C’est dans ce contexte que s’épanouit François Villon : provocateur, insolent, il flirte avec des criminels organisés (la bande des Ecorcheurs) et organise de vastes plaisanteries à l’échelle de la ville pour mieux humilier les puissants. La tension monte, et Villon s’y entend pour jeter de l’huile sur le feu.

En 1455, il est probablement l’un des organisateurs d’une grande manifestation d’étudiants. Celle-ci est réprimée dans le sang (...)

Un silence trop coupable

Il n’y a pas de continuité entre les revendications des étudiants de 1455 et celles des étudiants de 2018. Par contre, il y a bien un lien direct entre les répressions de ces mouvements. Hier comme aujourd’hui, il s’agit pour l’Etat de briser des groupes qui s’organisent sans lui, voire contre lui, qui le défient par leurs mots, leurs actions, leur seule existence. (...)

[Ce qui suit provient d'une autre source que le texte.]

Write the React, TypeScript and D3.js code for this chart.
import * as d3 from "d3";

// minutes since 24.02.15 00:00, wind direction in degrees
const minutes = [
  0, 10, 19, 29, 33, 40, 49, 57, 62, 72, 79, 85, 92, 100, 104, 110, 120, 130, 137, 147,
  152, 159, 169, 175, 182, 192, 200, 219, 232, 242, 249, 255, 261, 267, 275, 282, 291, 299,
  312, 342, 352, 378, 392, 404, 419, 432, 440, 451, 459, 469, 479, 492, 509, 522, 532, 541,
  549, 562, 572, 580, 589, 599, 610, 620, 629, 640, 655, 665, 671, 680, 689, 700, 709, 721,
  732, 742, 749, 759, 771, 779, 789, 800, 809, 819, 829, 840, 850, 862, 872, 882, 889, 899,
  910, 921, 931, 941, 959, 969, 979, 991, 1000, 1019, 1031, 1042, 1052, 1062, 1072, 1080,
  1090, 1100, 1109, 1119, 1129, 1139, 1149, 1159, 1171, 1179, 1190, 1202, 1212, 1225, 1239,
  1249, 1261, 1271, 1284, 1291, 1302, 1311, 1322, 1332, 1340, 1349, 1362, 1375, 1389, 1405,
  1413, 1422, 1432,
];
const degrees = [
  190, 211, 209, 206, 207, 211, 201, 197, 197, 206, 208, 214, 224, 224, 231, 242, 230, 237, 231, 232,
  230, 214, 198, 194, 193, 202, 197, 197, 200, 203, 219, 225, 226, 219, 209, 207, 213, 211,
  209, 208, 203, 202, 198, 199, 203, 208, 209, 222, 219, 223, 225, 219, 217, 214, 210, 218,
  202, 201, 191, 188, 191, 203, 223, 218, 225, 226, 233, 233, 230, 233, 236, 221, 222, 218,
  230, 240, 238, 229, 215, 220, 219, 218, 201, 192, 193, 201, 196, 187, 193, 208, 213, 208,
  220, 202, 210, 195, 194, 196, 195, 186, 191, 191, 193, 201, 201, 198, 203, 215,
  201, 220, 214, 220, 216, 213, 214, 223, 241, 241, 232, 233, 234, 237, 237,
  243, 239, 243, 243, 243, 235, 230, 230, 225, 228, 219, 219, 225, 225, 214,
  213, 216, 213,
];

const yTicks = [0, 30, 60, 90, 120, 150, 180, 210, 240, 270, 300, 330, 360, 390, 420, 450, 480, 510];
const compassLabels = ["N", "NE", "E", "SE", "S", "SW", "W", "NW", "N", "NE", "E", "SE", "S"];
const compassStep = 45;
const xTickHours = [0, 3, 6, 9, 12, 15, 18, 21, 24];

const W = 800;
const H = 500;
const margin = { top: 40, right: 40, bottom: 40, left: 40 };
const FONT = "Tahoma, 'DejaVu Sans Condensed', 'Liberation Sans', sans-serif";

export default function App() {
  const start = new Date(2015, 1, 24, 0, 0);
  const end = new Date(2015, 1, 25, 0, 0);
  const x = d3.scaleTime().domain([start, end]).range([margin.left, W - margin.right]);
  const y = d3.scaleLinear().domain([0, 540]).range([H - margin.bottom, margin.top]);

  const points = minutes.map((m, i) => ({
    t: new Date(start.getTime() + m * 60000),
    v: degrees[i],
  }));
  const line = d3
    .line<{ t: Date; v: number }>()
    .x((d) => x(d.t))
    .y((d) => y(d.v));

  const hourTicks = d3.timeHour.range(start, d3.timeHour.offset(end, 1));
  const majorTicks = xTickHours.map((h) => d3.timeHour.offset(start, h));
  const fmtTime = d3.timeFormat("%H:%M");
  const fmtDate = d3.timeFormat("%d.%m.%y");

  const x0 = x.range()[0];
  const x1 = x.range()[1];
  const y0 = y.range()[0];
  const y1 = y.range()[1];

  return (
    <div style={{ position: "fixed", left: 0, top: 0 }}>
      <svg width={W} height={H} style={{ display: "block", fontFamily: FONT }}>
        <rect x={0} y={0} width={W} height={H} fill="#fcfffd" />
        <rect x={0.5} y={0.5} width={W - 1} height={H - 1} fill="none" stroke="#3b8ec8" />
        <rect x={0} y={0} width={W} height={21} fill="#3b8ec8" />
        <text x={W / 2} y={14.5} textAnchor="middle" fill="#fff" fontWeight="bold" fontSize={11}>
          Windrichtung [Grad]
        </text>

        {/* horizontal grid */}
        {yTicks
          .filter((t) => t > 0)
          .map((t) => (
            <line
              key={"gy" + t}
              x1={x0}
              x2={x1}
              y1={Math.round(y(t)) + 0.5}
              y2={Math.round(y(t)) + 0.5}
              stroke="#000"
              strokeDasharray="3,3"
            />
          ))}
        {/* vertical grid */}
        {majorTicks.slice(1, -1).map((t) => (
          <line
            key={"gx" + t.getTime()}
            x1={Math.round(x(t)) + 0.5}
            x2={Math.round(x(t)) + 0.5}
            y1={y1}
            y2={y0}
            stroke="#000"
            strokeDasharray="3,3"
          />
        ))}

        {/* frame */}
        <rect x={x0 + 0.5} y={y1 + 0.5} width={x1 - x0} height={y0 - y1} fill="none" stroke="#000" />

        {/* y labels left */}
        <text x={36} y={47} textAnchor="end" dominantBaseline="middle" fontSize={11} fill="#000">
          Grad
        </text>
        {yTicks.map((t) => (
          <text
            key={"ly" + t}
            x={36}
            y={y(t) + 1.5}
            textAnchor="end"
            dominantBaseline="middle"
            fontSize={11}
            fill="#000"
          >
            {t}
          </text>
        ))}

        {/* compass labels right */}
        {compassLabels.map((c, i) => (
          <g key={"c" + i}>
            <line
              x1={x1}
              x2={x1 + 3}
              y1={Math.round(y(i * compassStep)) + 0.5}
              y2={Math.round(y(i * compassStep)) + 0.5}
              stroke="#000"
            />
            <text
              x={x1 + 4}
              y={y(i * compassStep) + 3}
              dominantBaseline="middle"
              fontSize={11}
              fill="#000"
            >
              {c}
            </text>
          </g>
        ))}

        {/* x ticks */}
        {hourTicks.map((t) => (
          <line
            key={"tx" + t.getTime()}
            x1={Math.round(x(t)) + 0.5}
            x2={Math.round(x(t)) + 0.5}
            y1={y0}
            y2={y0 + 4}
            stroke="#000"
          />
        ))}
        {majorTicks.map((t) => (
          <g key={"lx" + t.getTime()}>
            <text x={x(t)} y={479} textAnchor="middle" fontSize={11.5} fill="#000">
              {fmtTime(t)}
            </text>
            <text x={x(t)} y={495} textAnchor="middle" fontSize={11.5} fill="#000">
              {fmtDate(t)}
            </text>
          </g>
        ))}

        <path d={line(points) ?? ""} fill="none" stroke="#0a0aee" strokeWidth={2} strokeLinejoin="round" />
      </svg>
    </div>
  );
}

Au Moyen Âge, on a l’impression que les privilèges des étudiants sont en réalité assez peu respectés par le pouvoir royal : de nombreux étudiants sont arrêtés, torturés voire pendus, et les protestations de l’université n’y changent rien. Mais au moins proteste-t-elle ! (...)

Au contraire, aujourd’hui, les différentes autorités universitaires sont étrangement silencieuses, alors même que l’avenir de l’université publique est en péril, face à des réformes qui imposent la sélection à l’entrée à l’université. Les chahuts étudiants des années 1455 ont été soutenus par une grève des professeurs si efficace qu’elle force le roi à suspendre les cours pendant deux ans. L’université, alors, savait faire bloc pour défendre son statut, sa spécificité, son identité. « L’honneur des universitaires » semble aujourd’hui fantomatique.

Face à la violence du pouvoir, les étudiants ont su, depuis des siècles, opposer la force de leurs mots. Villon le dit lui-même : « quand on me juge par tricherie, était-il l’heure de me taire ? Quand on me dit "Vous serez pendu !", était-il l’heure de me taire ? ». À tou·te·s les étudiant·e·s qui luttent : reprenez à votre compte cette jolie formule, et la réponse, toujours négative, qu’il convient de lui apporter.